I've got a a habit of starting off with something fairly small, simple then thinking.....but to do that I'd need to....and while I'm at it I should really....etc. Snowballing until it seems like a massive overwhelming nightmare! Then feel rubbish cause I've done nothing at all!
I started leaning music on wind instruments with notation nearly 30 years ago and that approach is still pretty much seared in my brain. For folk/pop/informal styles it totally makes sense to learn from the ground up in a different way
It"s a lot more tempting to click on "10 easy blues licks" rather than "these blues licks are actually quite challenging, but rewarding in the end"

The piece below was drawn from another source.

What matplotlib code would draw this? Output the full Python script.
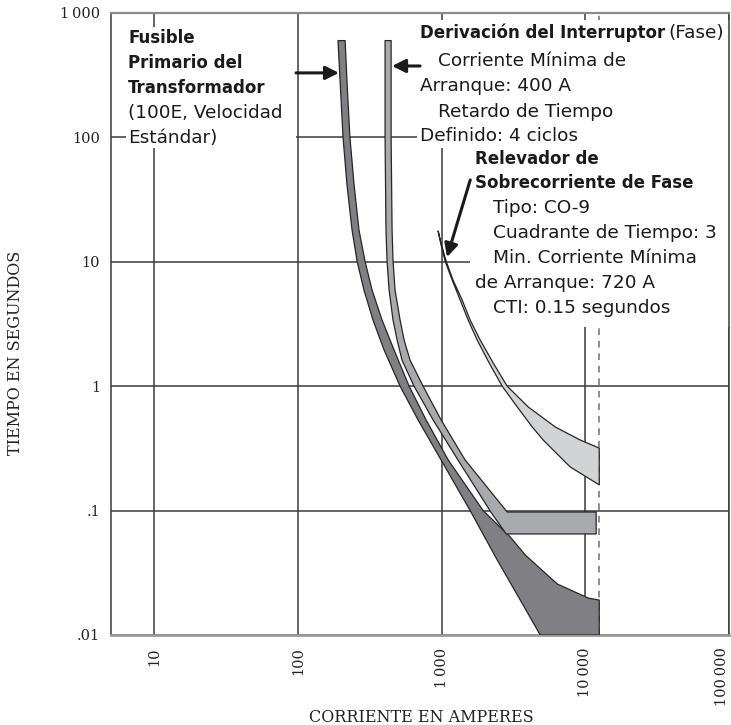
import matplotlib
matplotlib.use('Agg')
import matplotlib.pyplot as plt
from matplotlib.patches import Rectangle
from matplotlib.transforms import ScaledTranslation

# data (amperes, seconds)
# transformer primary fuse: minimum melt (left) and total clearing (right)
fuse_min_I = [190, 198, 206, 219.5, 238, 258, 288, 333, 398, 514, 686, 992, 1580, 2437, 3524, 4858]
fuse_min_t = [600, 240, 100, 41.4, 18, 10.1, 5.93, 3.40, 1.95, 1.0, 0.535, 0.255, 0.1, 0.0401, 0.0191, 0.01]
fuse_clr_I = [213, 221, 230, 246, 266, 293, 328, 385, 467, 594, 780, 1112, 1945, 3002, 3818, 6381,
              10500, 12500, 12500]
fuse_clr_t = [600, 240, 100, 41.4, 18, 10.1, 5.93, 3.40, 1.95, 1.0, 0.535, 0.255, 0.1, 0.0614, 0.044,
              0.0257, 0.0198, 0.0191, 0.01]

# breaker (phase)
brk_lo_I = [404, 404, 410, 417, 431, 459, 490, 530, 643, 873, 1300, 2200, 2815, 11900]
brk_lo_t = [600, 100, 18, 10.1, 5.93, 3.40, 2.35, 1.62, 1.0, 0.535, 0.255, 0.0974, 0.0649, 0.0649]
brk_hi_I = [445, 445, 452, 459, 474, 514, 548, 603, 743, 992, 1458, 2860, 11900]
brk_hi_t = [600, 100, 18, 10.1, 5.93, 3.40, 2.35, 1.62, 1.0, 0.535, 0.255, 0.0974, 0.0974]

# phase overcurrent relay CO-9
rel_lo_I = [945, 992, 1058, 1184, 1346, 1530, 1768, 2143, 2640, 3360, 4272, 5097, 7861, 12500]
rel_lo_t = [17.7, 13.6, 10.1, 7.14, 4.93, 3.40, 2.35, 1.537, 1.0, 0.681, 0.470, 0.369, 0.224, 0.161]
rel_hi_I = [945, 1000, 1075, 1200, 1390, 1580, 1855, 2285, 2860, 4007, 6178, 9231, 12500]
rel_hi_t = [17.7, 13.6, 10.1, 7.14, 4.93, 3.40, 2.35, 1.537, 1.0, 0.681, 0.470, 0.369, 0.318]

fault_I = 12500

x_ticks = [10, 100, 1000, 10000, 100000]
x_labels = ['10', '100', '1\u2009000', '10\u2009000', '100\u2009000']
y_ticks = [0.01, 0.1, 1, 10, 100, 1000]
y_labels = ['.01', '.1', '1', '10', '100', '1\u2009000']

SANS = 'DejaVu Sans'
SERIF = 'DejaVu Serif'

fig = plt.figure(figsize=(7.31, 7.25), dpi=100)
ax = fig.add_axes([111 / 731, 1 - 635 / 725, 618 / 731, 622 / 725])
ax.set_xscale('log')
ax.set_yscale('log')
ax.set_xlim(5, 100000)
ax.set_ylim(0.01, 1000)
ax.minorticks_off()
ax.set_xticks(x_ticks)
ax.set_xticklabels(x_labels, rotation=90, family=SERIF, fontsize=10.5)
ax.set_yticks(y_ticks)
ax.set_yticklabels(y_labels, family=SERIF, fontsize=10.5)
ax.tick_params(length=0, colors='#222222')
ax.tick_params(axis='x', pad=9)
ax.tick_params(axis='y', pad=8)
ax.grid(True, color='#3a3a3a', lw=1.1, zorder=1)
ax.set_axisbelow(True)

# keep the last x label inside the picture
last = ax.get_xticklabels()[-1]
last.set_transform(last.get_transform() + ScaledTranslation(-7 / 100, 0, fig.dpi_scale_trans))

for s in ['left', 'right']:
    ax.spines[s].set_color('#3a3a3a')
    ax.spines[s].set_linewidth(1.1)
ax.spines['top'].set_color('#8a8a8a')
ax.spines['top'].set_linewidth(1.6)
ax.spines['bottom'].set_color('#9a9a9a')
ax.spines['bottom'].set_linewidth(2)

ax.set_xlabel('CORRIENTE EN AMPERES', family=SERIF, fontsize=11.5, color='#222222')
ax.set_ylabel('TIEMPO EN SEGUNDOS', family=SERIF, fontsize=11.5, color='#222222')
ax.xaxis.label.set_va('center')
ax.yaxis.label.set_va('center')
ax.xaxis.set_label_coords(0.502, -0.132)
ax.yaxis.set_label_coords(-0.155, 0.453)


def px(x, y):
    # figure pixel position -> axes fraction
    return (x - 111) / 618, 1 - (y - 13) / 622


# white backgrounds behind the text blocks
for (x0, y0, x1, y1) in [(126, 27, 296, 148), (417, 20, 729, 148), (470, 148, 729, 327)]:
    a0 = px(x0, y1)
    a1 = px(x1, y0)
    ax.add_patch(Rectangle(a0, a1[0] - a0[0], a1[1] - a0[1], transform=ax.transAxes,
                           facecolor='white', edgecolor='none', zorder=2))

ax.axvline(fault_I, color='#7a7a7a', ls=(0, (4, 3.5)), lw=1.2, zorder=1.5)


def band(lo_I, lo_t, hi_I, hi_t, color):
    xs = list(lo_I) + list(hi_I)[::-1]
    ys = list(lo_t) + list(hi_t)[::-1]
    ax.fill(xs, ys, facecolor=color, edgecolor='#262626', lw=0.9, joinstyle='round', zorder=3)


band(fuse_min_I, fuse_min_t, fuse_clr_I, fuse_clr_t, '#808084')
band(brk_lo_I, brk_lo_t, brk_hi_I, brk_hi_t, '#a9aaad')
band(rel_lo_I, rel_lo_t, rel_hi_I, rel_hi_t, '#d2d3d5')

# arrows
arrow = dict(arrowstyle='-|>', color='#1a1a1a', lw=2.2, mutation_scale=20, shrinkA=0, shrinkB=0)
ax.annotate('', xy=(193, 330), xytext=(97, 330), arrowprops=arrow, zorder=4)
ax.annotate('', xy=(452, 375), xytext=(708, 375), arrowprops=arrow, zorder=4)
ax.annotate('', xy=(1090, 10.9), xytext=(1582, 45.5), arrowprops=arrow, zorder=4)

# text blocks
fs_b = 12
fs_n = 13.3
left_lines = [('Fusible', 'bold', 128, 38), ('Primario del', 'bold', 128, 63),
              ('Transformador', 'bold', 128, 88), ('(100E, Velocidad', 'normal', 128, 113),
              ('Estándar)', 'normal', 128, 138)]
right_lines = [('Corriente Mínima de', 'normal', 438, 61), ('Arranque: 400 A', 'normal', 420, 86),
               ('Retardo de Tiempo', 'normal', 438, 112), ('Definido: 4 ciclos', 'normal', 420, 136),
               ('Relevador de', 'bold', 475, 159), ('Sobrecorriente de Fase', 'bold', 475, 183),
               ('Tipo: CO-9', 'normal', 493, 208), ('Cuadrante de Tiempo: 3', 'normal', 493, 233),
               ('Min. Corriente Mínima', 'normal', 493, 258), ('de Arranque: 720 A', 'normal', 475, 283),
               ('CTI: 0.15 segundos', 'normal', 493, 308)]
for txt, w, x, y in left_lines + right_lines:
    ax.text(*px(x, y), txt, transform=ax.transAxes, family=SANS,
            fontsize=fs_b if w == 'bold' else fs_n, fontweight=w,
            ha='left', va='center', color='#1a1a1a', zorder=5)

t1 = ax.text(*px(420, 33), 'Derivación del Interruptor', transform=ax.transAxes, family=SANS,
             fontsize=fs_b, fontweight='bold', ha='left', va='center', color='#1a1a1a', zorder=5)
ax.annotate('(Fase)', xy=(1, 0.5), xycoords=t1, xytext=(2, 0), textcoords='offset points',
            family=SANS, fontsize=fs_n, ha='left', va='center', color='#1a1a1a', zorder=5)

plt.savefig('out.png', dpi=100)
plt.close('all')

I love books like outliers,bounce, talent code,peak,practice perfect etc. And this guy has some great learning tips on his page etc. I put a link to it on my iPad home page. This stuff is inspiring and helpful. Good post
Guitar Zero: The New Musician and the Science of Learning https://www.amazon.co.uk/dp/B006ZN0LJ6/ref=cm_sw_r_cp_apa_i_kVHqDb5NNN1Y6
I think another impact that internet has had on the learning experience is the way it puts people under pressure to become polymaths rather than just focusing on what they like. So much material is available on so many techniques, genres, sub genres that people question whether they have consumed and synthesized "enough" before being allowed to just play what they like playing. And then when you read interviews with great players one consistent theme is they just latched onto things they liked the sound of and very soon started doing their own thing with them...all the while just being driven by doing what they liked.
I like the setting too. A nice change from the visual clutter of a room that’s been arranged to look impressive as a video background. Room reverberation is the unnoticed sonic clutter in a lot of videos. Recording outside clears up the soundscape. The whole video says “calm down and focus on the important things”.